For operations teams juggling four or five platforms, having metrics in one place changes how quickly you can respond to problems. We saw demos where a yard delay triggered automatic dock rescheduling and carrier notification from the same dashboard. That's not a mockup. That was live.

Quality varies, though. Some platforms aggregate data without actually connecting workflows. You get a prettier dashboard but no faster decision-making. The real test: does it help you act on what it shows you, or just show you more stuff?

5. Integration capability is the real bottleneck

Here's what surprised us most at Manifest: multiple companies approached us about serving as chief integrators. Not for one project, but as an ongoing capability.

The pattern keeps repeating. Companies like Shipium, EasyPost, and Gray Matter Systems build impressive technology. Their demos are sharp. But making that technology work inside an existing operation, connecting to legacy systems, fitting into workflows that weren't designed for it, handling the edge cases that never show up in controlled environments, that's where projects succeed or die.

That interface layer matters more than most people realize. We keep seeing great technology fail not because of the technology, but because nobody planned the last mile of integration.

What this means if you're evaluating automation

Manifest made one thing clear: advanced automation isn't optional anymore. The question is which technology solves your specific operational problems. And honestly, the harder question after that is who's going to make it work inside your four walls.

If you need help separating real capability from marketing claims, that's what Prism Insight is built for. We start with your operation, not a vendor's pitch deck.

Frequently Asked Questions

What is a warehouse operating system (WOS) and how is it different from a WMS?

A WOS combines the capabilities of WMS, WES, and WCS into a single platform that manages inventory, execution, and equipment control together. Traditional WMS focuses on inventory and order management while relying on separate systems for execution logic. The term is still emerging, but the convergence it describes is already happening across major platforms. Learn more about how WMS and YMS differ →

How long does a warehouse automation implementation typically take?

It depends on scope, but most mid-size operations should expect 6-12 months from assessment to go-live for a significant automation project. The technology installation is usually the faster part. Integration with existing systems, workflow redesign, and staff training take longer than people expect. A thorough discovery assessment before vendor selection can cut months off the overall timeline by identifying integration risks early.

Where should I start if I'm considering yard management technology for the first time?

Start with your current pain points: dock congestion, carrier wait times, trailer dwell time, or manual gate check-ins. Quantify the cost of those problems before looking at solutions. Most yard management deployments pay for themselves within 12-18 months when matched to the right operational gaps.
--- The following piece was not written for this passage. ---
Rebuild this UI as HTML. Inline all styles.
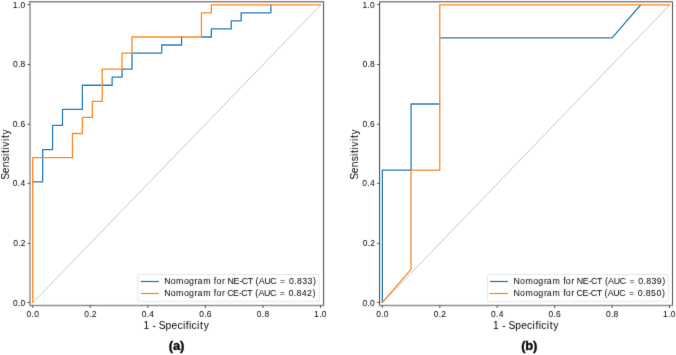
<!DOCTYPE html><html><head><meta charset="utf-8"><style>html,body{margin:0;padding:0;background:#fff;width:676px;height:355px;overflow:hidden}svg{display:block}</style></head><body>
<svg width="676" height="355" viewBox="0 0 676 355" font-family="'Liberation Sans', sans-serif">
<defs><filter id="bl" x="0" y="0" width="676" height="355" filterUnits="userSpaceOnUse" color-interpolation-filters="sRGB"><feConvolveMatrix order="3" kernelMatrix="0.015 0.07 0.015 0.07 0.66 0.07 0.015 0.07 0.015" divisor="1" edgeMode="none" preserveAlpha="false"/></filter><filter id="bl2" x="0" y="0" width="676" height="355" filterUnits="userSpaceOnUse" color-interpolation-filters="sRGB"><feConvolveMatrix order="3" kernelMatrix="0 0.03 0 0.03 0.88 0.03 0 0.03 0" divisor="1" edgeMode="none" preserveAlpha="false"/></filter></defs>
<rect width="676" height="355" fill="#fff"/>
<g filter="url(#bl2)">
<line x1="32.75" y1="302.85" x2="320.5" y2="5.2" stroke="#c4c4c4" stroke-width="0.9"/>
<path d="M32.75 181.78 L42.67 181.78 L42.67 149.6 L52.59 149.6 L52.59 125.47 L62.52 125.47 L62.52 109.38 L82.36 109.38 L82.36 85.25 L112.13 85.25 L112.13 77.2 L122.05 77.2 L122.05 69.16 L131.97 69.16 L131.97 53.07 L161.74 53.07 L161.74 45.02 L181.59 45.02 L181.59 36.98" fill="none" stroke="#2a7fbc" stroke-width="1.3" stroke-linejoin="round" stroke-linecap="square"/>
<path d="M201.43 36.98 L211.35 36.98 L211.35 28.93 L231.2 28.93 L231.2 20.89 L241.12 20.89 L241.12 12.84 L270.89 12.84 L270.89 4.8" fill="none" stroke="#2a7fbc" stroke-width="1.3" stroke-linejoin="round" stroke-linecap="square"/>
<path d="M32.75 302.45 L32.75 157.65 L72.44 157.65 L72.44 133.51 L82.36 133.51 L82.36 117.42 L92.28 117.42 L92.28 101.34 L102.21 101.34 L102.21 69.16 L122.05 69.16 L122.05 53.07 L131.97 53.07 L131.97 36.98 L201.43 36.98 L201.43 12.84 L211.35 12.84 L211.35 4.8 L320.5 4.8" fill="none" stroke="#ff8a24" stroke-width="1.3" stroke-linejoin="round" stroke-linecap="square"/>
<line x1="382.35" y1="302.85" x2="669.5" y2="5.2" stroke="#c4c4c4" stroke-width="0.9"/>
<path d="M382.35 302.45 L382.35 170.16 L411.06 170.16 L411.06 104.02 L439.78 104.02" fill="none" stroke="#2a7fbc" stroke-width="1.3" stroke-linejoin="round" stroke-linecap="square"/>
<path d="M439.78 37.87 L612.07 37.87 L640.79 4.8" fill="none" stroke="#2a7fbc" stroke-width="1.3" stroke-linejoin="round" stroke-linecap="butt"/>
<path d="M382.35 302.45 L411.06 269.38 L411.06 170.16 L439.78 170.16 L439.78 4.8 L669.5 4.8" fill="none" stroke="#ff8a24" stroke-width="1.3" stroke-linejoin="round" stroke-linecap="square"/>
<line x1="140.8" y1="281.5" x2="158.8" y2="281.5" stroke="#2a7fbc" stroke-width="1.3"/>
<line x1="140.8" y1="293.5" x2="158.8" y2="293.5" stroke="#ff8a24" stroke-width="1.3"/>
<line x1="489.9" y1="281.5" x2="508" y2="281.5" stroke="#2a7fbc" stroke-width="1.3"/>
<line x1="489.9" y1="293.5" x2="508" y2="293.5" stroke="#ff8a24" stroke-width="1.3"/>
</g>
<g filter="url(#bl)">
<rect x="137.7" y="274.5" width="181.6" height="26.8" rx="1" fill="none" stroke="#d6d6d6" stroke-width="0.6"/>
<text x="164.31 170.71 176.11 183.92 189.06 194.61 197.42 203.14 210.95 213.85 216.53 221.93 225.05 227.53 233.49 239.13 241.78 247.77 253.1 255.59 258.81 264.46 270.37 276.61 280.08 286.24 288.98 294.19 296.93 302.24 307.54 313.02" y="284.15" font-size="8.83" fill="#000">Nomogram for NE-CT (AUC = 0.833)</text>
<text x="164.31 170.71 176.11 183.92 189.06 194.61 197.42 203.14 210.95 213.85 216.53 221.93 225.05 227.27 233.08 238.71 241.36 247.35 252.69 255.17 258.39 264.05 269.96 276.2 279.66 285.83 288.57 293.77 296.52 301.82 307.01 312.6" y="296.2" font-size="8.83" fill="#000">Nomogram for CE-CT (AUC = 0.842)</text>
<line x1="30" y1="1" x2="30" y2="306.25" stroke="#858585" stroke-width="1.32"/>
<line x1="323.55" y1="1" x2="323.55" y2="306.25" stroke="#575757" stroke-width="1.1"/>
<line x1="29.34" y1="1.71" x2="324.1" y2="1.71" stroke="#828282" stroke-width="1.42"/>
<line x1="29.34" y1="305.5" x2="324.1" y2="305.5" stroke="#8e8e8e" stroke-width="1.5"/>
<line x1="32.75" y1="305.45" x2="32.75" y2="308.05" stroke="#000" stroke-width="0.64"/>
<line x1="30" y1="302.5" x2="27.4" y2="302.5" stroke="#000" stroke-width="0.64"/>
<text x="26.58 31.57 34.21" y="316.7" font-size="8.48" fill="#000">0.0</text>
<text x="12.89 17.89 20.53" y="305.55" font-size="8.48" fill="#000">0.0</text>
<line x1="90.3" y1="305.45" x2="90.3" y2="308.05" stroke="#000" stroke-width="0.64"/>
<line x1="30" y1="243.4" x2="27.4" y2="243.4" stroke="#000" stroke-width="0.64"/>
<text x="84.26 89.26 91.79" y="316.7" font-size="8.48" fill="#000">0.2</text>
<text x="13.16 18.16 20.69" y="246.02" font-size="8.48" fill="#000">0.2</text>
<line x1="147.85" y1="305.45" x2="147.85" y2="308.05" stroke="#000" stroke-width="0.64"/>
<line x1="30" y1="183.4" x2="27.4" y2="183.4" stroke="#000" stroke-width="0.64"/>
<text x="141.64 146.63 149.27" y="316.7" font-size="8.48" fill="#000">0.4</text>
<text x="12.81 17.81 20.44" y="186.49" font-size="8.48" fill="#000">0.4</text>
<line x1="205.4" y1="305.45" x2="205.4" y2="308.05" stroke="#000" stroke-width="0.64"/>
<line x1="30" y1="124.3" x2="27.4" y2="124.3" stroke="#000" stroke-width="0.64"/>
<text x="199.21 204.21 206.85" y="316.7" font-size="8.48" fill="#000">0.6</text>
<text x="12.87 17.86 20.5" y="126.96" font-size="8.48" fill="#000">0.6</text>
<line x1="262.95" y1="305.45" x2="262.95" y2="308.05" stroke="#000" stroke-width="0.64"/>
<line x1="30" y1="64.5" x2="27.4" y2="64.5" stroke="#000" stroke-width="0.64"/>
<text x="256.78 261.78 264.42" y="316.7" font-size="8.48" fill="#000">0.8</text>
<text x="12.91 17.9 20.54" y="67.43" font-size="8.48" fill="#000">0.8</text>
<line x1="320.5" y1="305.45" x2="320.5" y2="308.05" stroke="#000" stroke-width="0.64"/>
<line x1="30" y1="4.6" x2="27.4" y2="4.6" stroke="#000" stroke-width="0.64"/>
<text x="314.11 319.14 321.78" y="316.7" font-size="8.48" fill="#000">1.0</text>
<text x="12.85 17.89 20.53" y="7.9" font-size="8.48" fill="#000">1.0</text>
<text x="143.47 149.58 152.59 156.17 158.84 165.57 171.59 177.4 182.96 185.85 189.07 191.54 197.1 200.03 203.68" y="329" font-size="10.28" fill="#000">1 - Specificity</text>
<text x="-179.82 -173.22 -167.16 -161.23 -155.99 -153.06 -149.49 -146.7 -141.05 -138.12 -134.47" y="8.75" font-size="10.28" fill="#000" transform="rotate(-90)">Sensitivity</text>
<text x="168.86 172.92 179.91" y="350" font-size="13" font-weight="bold" fill="#000" stroke="#000" stroke-width="0.3">(a)</text>
<rect x="487.4" y="274.5" width="181.1" height="26.8" rx="1" fill="none" stroke="#d6d6d6" stroke-width="0.6"/>
<text x="513.61 520.01 525.41 533.22 538.36 543.91 546.72 552.44 560.25 563.15 565.83 571.23 574.35 576.83 582.79 588.43 591.08 597.07 602.4 604.89 608.11 613.76 619.67 625.91 629.38 635.54 638.28 643.49 646.23 651.54 656.81 662.32" y="284.15" font-size="8.83" fill="#000">Nomogram for NE-CT (AUC = 0.839)</text>
<text x="513.61 520.01 525.41 533.22 538.36 543.91 546.72 552.44 560.25 563.15 565.83 571.23 574.35 576.57 582.38 588.01 590.66 596.65 601.99 604.47 607.69 613.35 619.26 625.5 628.96 635.13 637.87 643.07 645.82 651.09 656.42 661.9" y="296.2" font-size="8.83" fill="#000">Nomogram for CE-CT (AUC = 0.850)</text>
<line x1="379.55" y1="1" x2="379.55" y2="306.25" stroke="#4e4e4e" stroke-width="1.09"/>
<line x1="672.52" y1="1" x2="672.52" y2="306.25" stroke="#565656" stroke-width="1.05"/>
<line x1="379" y1="1.71" x2="673.04" y2="1.71" stroke="#828282" stroke-width="1.42"/>
<line x1="379" y1="305.5" x2="673.04" y2="305.5" stroke="#8e8e8e" stroke-width="1.5"/>
<line x1="382.35" y1="305.45" x2="382.35" y2="308.05" stroke="#000" stroke-width="0.64"/>
<line x1="379.55" y1="302.5" x2="376.95" y2="302.5" stroke="#000" stroke-width="0.64"/>
<text x="376.18 381.17 383.81" y="316.7" font-size="8.48" fill="#000">0.0</text>
<text x="362.44 367.44 370.08" y="305.55" font-size="8.48" fill="#000">0.0</text>
<line x1="439.78" y1="305.45" x2="439.78" y2="308.05" stroke="#000" stroke-width="0.64"/>
<line x1="379.55" y1="243.4" x2="376.95" y2="243.4" stroke="#000" stroke-width="0.64"/>
<text x="433.74 438.74 441.27" y="316.7" font-size="8.48" fill="#000">0.2</text>
<text x="362.71 367.71 370.24" y="246.02" font-size="8.48" fill="#000">0.2</text>
<line x1="497.21" y1="305.45" x2="497.21" y2="308.05" stroke="#000" stroke-width="0.64"/>
<line x1="379.55" y1="183.4" x2="376.95" y2="183.4" stroke="#000" stroke-width="0.64"/>
<text x="491 495.99 498.63" y="316.7" font-size="8.48" fill="#000">0.4</text>
<text x="362.36 367.36 369.99" y="186.49" font-size="8.48" fill="#000">0.4</text>
<line x1="554.64" y1="305.45" x2="554.64" y2="308.05" stroke="#000" stroke-width="0.64"/>
<line x1="379.55" y1="124.3" x2="376.95" y2="124.3" stroke="#000" stroke-width="0.64"/>
<text x="548.45 553.45 556.09" y="316.7" font-size="8.48" fill="#000">0.6</text>
<text x="362.42 367.41 370.05" y="126.96" font-size="8.48" fill="#000">0.6</text>
<line x1="612.07" y1="305.45" x2="612.07" y2="308.05" stroke="#000" stroke-width="0.64"/>
<line x1="379.55" y1="64.5" x2="376.95" y2="64.5" stroke="#000" stroke-width="0.64"/>
<text x="605.9 610.9 613.54" y="316.7" font-size="8.48" fill="#000">0.8</text>
<text x="362.46 367.45 370.09" y="67.43" font-size="8.48" fill="#000">0.8</text>
<line x1="669.5" y1="305.45" x2="669.5" y2="308.05" stroke="#000" stroke-width="0.64"/>
<line x1="379.55" y1="4.6" x2="376.95" y2="4.6" stroke="#000" stroke-width="0.64"/>
<text x="663.11 668.14 670.78" y="316.7" font-size="8.48" fill="#000">1.0</text>
<text x="362.4 367.44 370.08" y="7.9" font-size="8.48" fill="#000">1.0</text>
<text x="493.07 499.18 502.19 505.77 508.44 515.17 521.19 527 532.56 535.45 538.67 541.14 546.7 549.63 553.28" y="329" font-size="10.28" fill="#000">1 - Specificity</text>
<text x="-179.82 -173.22 -167.16 -161.23 -155.99 -153.06 -149.49 -146.7 -141.05 -138.12 -134.47" y="358.2" font-size="10.28" fill="#000" transform="rotate(-90)">Sensitivity</text>
<text x="521.27 525.32 533" y="350" font-size="13" font-weight="bold" fill="#000" stroke="#000" stroke-width="0.3">(b)</text>
</g>
</svg></body></html>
Our yard management primer covers the basics →

Do I need a chief integrator, or can my internal IT team handle automation implementation?

It depends on your team's experience with operational technology, not just IT systems. Warehouse automation involves physical workflows, equipment coordination, and vendor management that most IT teams haven't encountered. A chief integrator brings cross-vendor experience and can spot integration risks your team might miss. For straightforward, single-vendor deployments, internal teams can often manage. Multi-vendor or brownfield projects are where outside integration expertise pays off.